Kharkiv Metro station

Sportyvna (Спортивна, ) or Sportivnaya (Спортивная) is a station on the Kharkiv Metro's Kholodnohirsko–Zavodska Line. It was opened on 23 August 1975. It is located in the southwestern part of the city's center, beneath the Plechanivska Vulytsia and the Derzhavinska Vulytsia junction. The station received its name from the word sport, due to the neighbouring FC Metalist Kharkiv Stadium, the biggest in Kharkiv. During the planning stage the station was to be called Stadion.

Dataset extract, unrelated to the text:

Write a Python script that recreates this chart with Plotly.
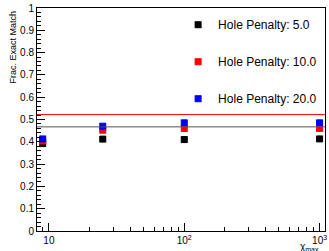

The station is lain shallow underground and is a single-vault design with a rounded ceiling. The ceiling is covered with 6,200 triangular, cement structures, each having a weight of about 100 kilograms. The lighting in the station comes from lamps hanging from the cement structures. The partitions the tracks have been held with are made of black natural stone and the floor has been paved with flags of polished red granite, into which zigzag patterns, made from light coloured stone, have been introduced near the end of the platform. Also, small black slates of marble from Uzbekistan line the railings of the stairs which lead into the station vestibule.

In 1995, the Sportivna station became a transfer station to Metrobudivnykiv on the Oleksiivska Line, with which it forms a complex. Stairs leading to the transfer tunnel are located in the center of the Sportyvna station platform.

Located not far from the station is one of Kharkiv's largest markets and the No.3 bus station, from which buses take directions around the city and to international directions, including the Kharkiv-Shebekino line.